Kirkus Reviews QR Code
THE TRIAL OF ADOLF HITLER by David King Kirkus Star

THE TRIAL OF ADOLF HITLER

The Beer Hall Putsch and the Rise of Nazi Germany

by David King

Pub Date: June 6th, 2017
ISBN: 978-0-393-24169-3
Publisher: Norton

A highly detailed study of Hitler’s failed putsch of Nov. 8, 1923, in Munich and the trial that “catapulted this relatively minor local leader onto the national stage.”

In an astute work of scholarship and vivid narrative of vying personalities and power, Kentucky-based historian King (Death in the City of Light: The Serial Killer of Nazi-Occupied Paris, 2011, etc.) chronicles the ill-planned, audacious attempt by a small but growing right-wing party of disaffected thugs to seize the reins of Bavarian government. Harnessing the postwar disillusionment with the “peace of shame,” crippling reparations, hyperinflation, fall of the monarchy, and rise of a Socialist republic for the first time in German history, a number of right-wing groups emerged in the early 1920s, specifically Munich’s “anti-republic, anti-parliament, anti-Communist, and anti-Semitic” National Socialist Party. Hitler was known as “a speaker who could fill the beer halls and whip the throngs into a frenzy.” Seizing the moment—and backed by the party’s paramilitary wing, the well-regarded war hero Gen. Erich Ludendorff, and Hitler’s own band of murderous bodyguards—he did just that at Munich’s Bürgerbräukeller.

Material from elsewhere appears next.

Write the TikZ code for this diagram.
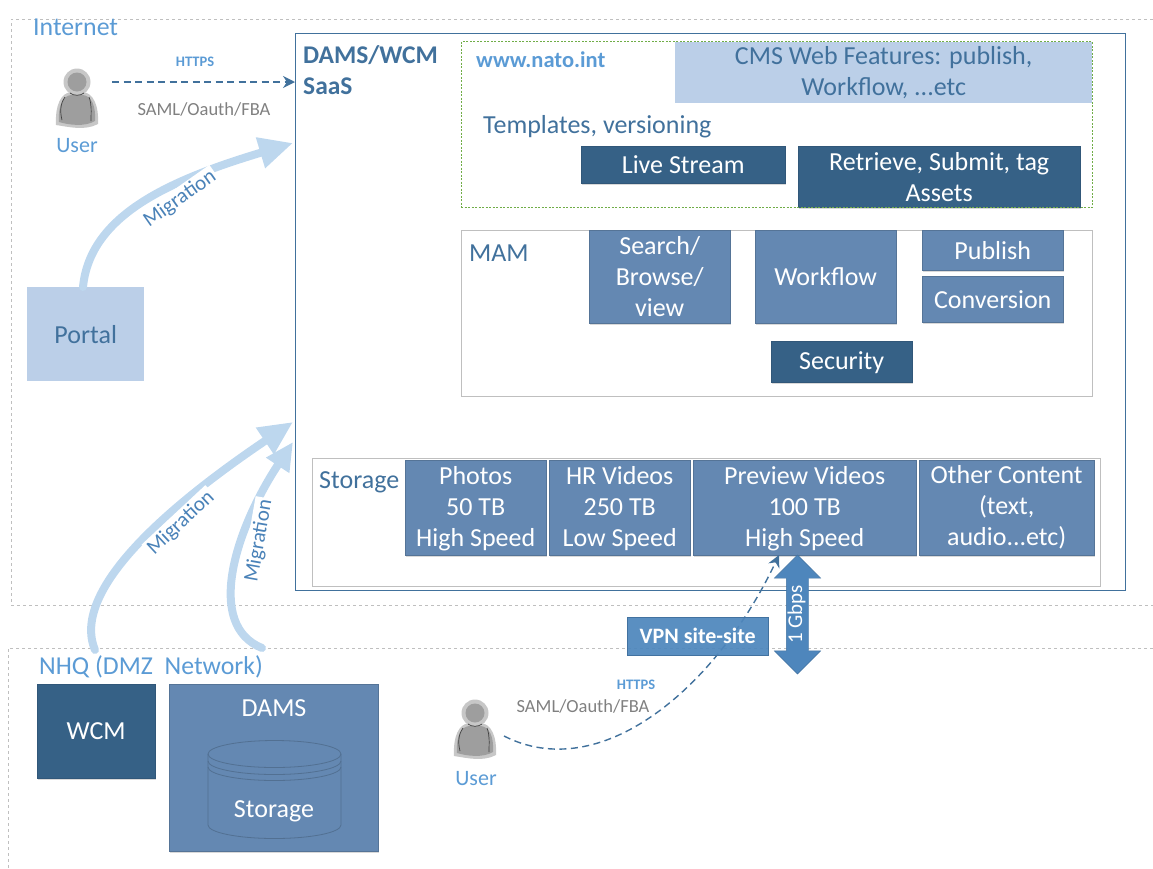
\documentclass[tikz,border=0pt]{standalone}
\usepackage{fontspec}
\setmainfont{Carlito}
\usetikzlibrary{arrows.meta,shadows,shapes.arrows}

\definecolor{midblue}{HTML}{6488B2}
\definecolor{darkblue}{HTML}{366186}
\definecolor{paleblue}{HTML}{BBCFE8}
\definecolor{migblue}{HTML}{BDD7EE}
\definecolor{vpnblue}{HTML}{4E86BC}
\definecolor{labelblue}{HTML}{5B9BD5}
\definecolor{textblue}{HTML}{41719C}
\definecolor{migtext}{HTML}{4A82B8}
\definecolor{framegrey}{HTML}{BFBFBF}
\definecolor{webgreen}{HTML}{70AD47}

\newcommand{\fs}[1]{\fontsize{#1}{31}\selectfont}

\tikzset{
	mid box/.style={draw=midblue!85!black,fill=midblue,text=white,anchor=north west,inner sep=0pt,align=center,font=\fs{26},drop shadow={shadow xshift=1pt,shadow yshift=-2pt,opacity=0.3}},
	dark box/.style={mid box,draw=darkblue!90!black,fill=darkblue},
	zone/.style={draw=framegrey,dashed,line width=0.5pt},
	frame/.style={draw=framegrey,line width=0.8pt},
	zone label/.style={text=labelblue,font=\fs{25.8},inner sep=0pt},
	blue label/.style={text=textblue,font=\fs{26},inner sep=0pt},
	grey label/.style={text=black!50,font=\fs{18.5},inner sep=0pt},
	https label/.style={text=labelblue,font=\fs{14.5}\bfseries,inner sep=0pt},
	link/.style={draw=textblue,line width=1.4pt,dash pattern=on 7pt off 4.5pt,-{Stealth[length=12pt,width=12pt]}},
	migration/.style={draw=migblue,line width=8pt,line cap=round,-{Triangle[length=34pt,width=30pt]}},
	migration label/.style={fill=white,text=migtext,font=\fs{21},inner sep=2pt},
	cylinder line/.style={draw=midblue!82!black,line width=0.8pt},
	user/.pic={
		\fill[black!22] (0,-18) circle (13.5);
		\fill[black!22] (-21,25) .. controls (-22,5) and (-16,-7) .. (-6,-8) -- (6,-8) .. controls (16,-7) and (22,5) .. (21,24) .. controls (8,31) and (-8,27) .. (-21,25) -- cycle;
		\fill[black!38] (0,-18) circle (9.5);
		\fill[black!38] (-18,22) .. controls (-19,5) and (-14,-4) .. (-6,-5) -- (6,-5) .. controls (14,-4) and (19,5) .. (18,21) .. controls (8,27) and (-8,25) .. (-18,22) -- cycle;
		\draw[black!75,line width=0.7pt] (-7,-7) .. controls (-3,-4) and (3,-4) .. (7,-7);
		\draw[black!75,line width=0.7pt] (-12,-3) .. controls (-17,4) and (-17,12) .. (-15,20);
		\draw[black!75,line width=0.7pt] (12,-3) .. controls (15,5) and (14,12) .. (14,21);
	}
}

\begin{document}
\begin{tikzpicture}[x=1pt,y=-1pt]
	\useasboundingbox (0,0) rectangle (1153,868);

	%zones
	\draw[zone] (1153,19) -- (11,19) -- (11,605) -- (1153,605);
	\draw[zone] (1153,648) -- (8,648) -- (8,868);
	\node[zone label,anchor=west] (Internet) at (33,27) {Internet};
	\node[zone label,anchor=west] (NHQ) at (39,667) {NHQ (DMZ\ \ Network)};

	%saas side
	\node[draw=textblue,line width=1pt,anchor=north west,minimum width=830pt,minimum height=557pt,inner sep=0pt] (SaaS) at (294.5,33) {};
	\node[anchor=north west,text=textblue,font=\fs{25.5}\bfseries,align=left,inner sep=0pt] (SaaSLabel) at (303,45) {DAMS/WCM\\SaaS};

	%www.nato.int
	\node[fill=paleblue,text=textblue,anchor=north west,inner sep=0pt,align=center,font=\fs{26},minimum width=417pt,minimum height=61pt] (CMS) at (675,42) {CMS Web Features: publish,\\Workflow, ...etc};
	\node[anchor=west,text=labelblue,font=\fs{22.5}\bfseries,inner sep=0pt] (Nato) at (476,60) {www.nato.int};
	\node[blue label,anchor=west] (Templates) at (483,126.5) {Templates, versioning};
	\node[dark box,minimum width=204pt,minimum height=37pt] (Live) at (581,146) {Live Stream};
	\node[dark box,minimum width=282pt,minimum height=61pt] (Retrieve) at (798,146) {Retrieve, Submit, tag\\Assets};
	\node[draw=webgreen,dash pattern=on 2pt off 1.5pt,line width=1.1pt,anchor=north west,minimum width=631pt,minimum height=166pt,inner sep=0pt] (Web) at (460.5,41) {};

	%MAM
	\node[frame,anchor=north west,minimum width=631pt,minimum height=166pt,inner sep=0pt] (MAMFrame) at (460.5,230) {};
	\node[blue label,anchor=west] (MAM) at (469,253) {MAM};
	\node[mid box,minimum width=141pt,minimum height=93pt] (Search) at (589,230) {Search/\\Browse/\\view};
	\node[mid box,minimum width=141pt,minimum height=93pt] (Workflow) at (755,230) {Workflow};
	\node[mid box,minimum width=141pt,minimum height=40pt] (Publish) at (922,230) {Publish};
	\node[mid box,minimum width=141pt,minimum height=46pt] (Conversion) at (922,276) {Conversion};
	\node[dark box,text depth=3pt,minimum width=141pt,minimum height=41pt] (Security) at (771,341) {Security};

	%storage
	\node[frame,anchor=north west,minimum width=788pt,minimum height=128pt,inner sep=0pt] (StorageFrame) at (311.5,458) {};
	\node[blue label,anchor=west] (StorageLabel) at (319,482.5) {Storage};
	\node[mid box,text depth=3pt,minimum width=141pt,minimum height=95pt] (Photos) at (405,460) {Photos\\50 TB\\High Speed};
	\node[mid box,text depth=3pt,minimum width=141pt,minimum height=95pt] (HR) at (549,460) {HR Videos\\250 TB\\Low Speed};
	\node[mid box,text depth=3pt,minimum width=223pt,minimum height=95pt] (Preview) at (693,460) {Preview Videos\\100 TB\\High Speed};
	\node[mid box,minimum width=175pt,minimum height=95pt] (Other) at (919,460) {Other Content\\(text,\\audio...etc)};

	%internet side
	\node[fill=paleblue,text=textblue,anchor=north west,inner sep=0pt,font=\fs{26},minimum width=117pt,minimum height=94pt] (Portal) at (27,287) {Portal};
	\pic at (77,100) {user};
	\node[text=labelblue,font=\fs{22},inner sep=0pt] (UserA) at (77,146) {User};
	\coordinate (UserAOut) at (112,82);
	\coordinate (SaaSInA) at (295,82);
	\node[https label] (HttpsA) at (195,62) {HTTPS};
	\node[grey label] (SamlA) at (204,109) {SAML/Oauth/FBA};

	%nhq side
	\node[dark box,minimum width=118pt,minimum height=94pt] (WCM) at (37,684) {WCM};
	\node[mid box,minimum width=209pt,minimum height=167pt] (DAMS) at (169,684) {};
	\node[text=white,font=\fs{26},inner sep=0pt] (DAMSLabel) at (274,708) {DAMS};
	\draw[cylinder line] (274.5,754) ellipse[x radius=66.5,y radius=13.5];
	\draw[cylinder line] (208,761) arc[start angle=180,end angle=0,x radius=66.5,y radius=13.5];
	\draw[cylinder line] (208,767) arc[start angle=180,end angle=0,x radius=66.5,y radius=13.5];
	\draw[cylinder line] (208,754) -- (208,825) arc[start angle=180,end angle=0,x radius=66.5,y radius=13.5] -- (341,754);
	\node[text=white,font=\fs{26},inner sep=0pt] (StorageDb) at (274,811.5) {Storage};
	\pic at (475,731) {user};
	\node[text=labelblue,font=\fs{22},inner sep=0pt] (UserB) at (476,779) {User};
	\coordinate (UserBOut) at (504,736);
	\coordinate (PreviewIn) at (779,555);
	\node[https label] (HttpsB) at (636,685) {HTTPS};
	\node[grey label] (SamlB) at (583,706) {SAML/Oauth/FBA};

	%vpn
	\draw[link] (UserBOut) .. controls (600,785) and (715,690) .. (PreviewIn);
	\node[fill=vpnblue,draw=vpnblue!85!black,text=white,anchor=north west,inner sep=0pt,font=\fs{22}\bfseries,minimum width=141pt,minimum height=38pt,fill opacity=0.93,text opacity=1] (VPN) at (627,617) {VPN site-site};
	\node[double arrow,rotate=90,fill=vpnblue,draw=vpnblue!85!black,text=white,font=\fs{21},text height=13pt,text depth=4pt,inner xsep=0pt,inner ysep=2.5pt,minimum width=46pt,minimum height=119pt,double arrow head extend=12pt] (Gbps) at (797.5,614.5) {1 Gbps};

	%edges
	\draw[link] (UserAOut) -- (SaaSInA);
	\coordinate (SaaSInB) at (293,143);
	\coordinate (SaaSInC) at (293,422);
	\coordinate (SaaSInD) at (293,442);
	\coordinate (DmzOutA) at (95,650);
	\coordinate (DmzOutB) at (262,648);
	\draw[migration] (Portal.north -| 83,287) .. controls (90,215) and (170,180) .. (SaaSInB);
	\draw[migration] (DmzOutA) .. controls (70,590) and (170,505) .. (SaaSInC);
	\draw[migration,-{Triangle[length=28pt,width=26pt]}] (DmzOutB) .. controls (205,625) and (235,530) .. (SaaSInD);
	\node[migration label,rotate=35] (MigA) at (180,199) {Migration};
	\node[migration label,rotate=43] (MigB) at (181,523) {Migration};
	\node[migration label,rotate=80] (MigC) at (259,541) {Migration};
\end{tikzpicture}
\end{document}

In three parts, King illuminates this dark saga: first, the actual putsch, which entailed the party’s taking of Bavarian government officials as hostages and storming the war ministry only to be removed by the Munich police when no real plan for a march on Berlin emerged; second, the monthlong Munich trial itself, which largely tapped into public sympathy for Hitler and his theories, resulting in a conviction for “high treason” yet a jail sentence that allowed him to be released on parole after eight and a half months; and finally, his incarceration in a fairly luxurious cell in Landsberg Prison, where he was celebrated as a hero and managed to write the propaganda tome that would launch the Nazi Party’s apotheosis, Mein Kampf.

A meticulously researched, deeply instructive work with great relevance for our current era of right-wing resurgence.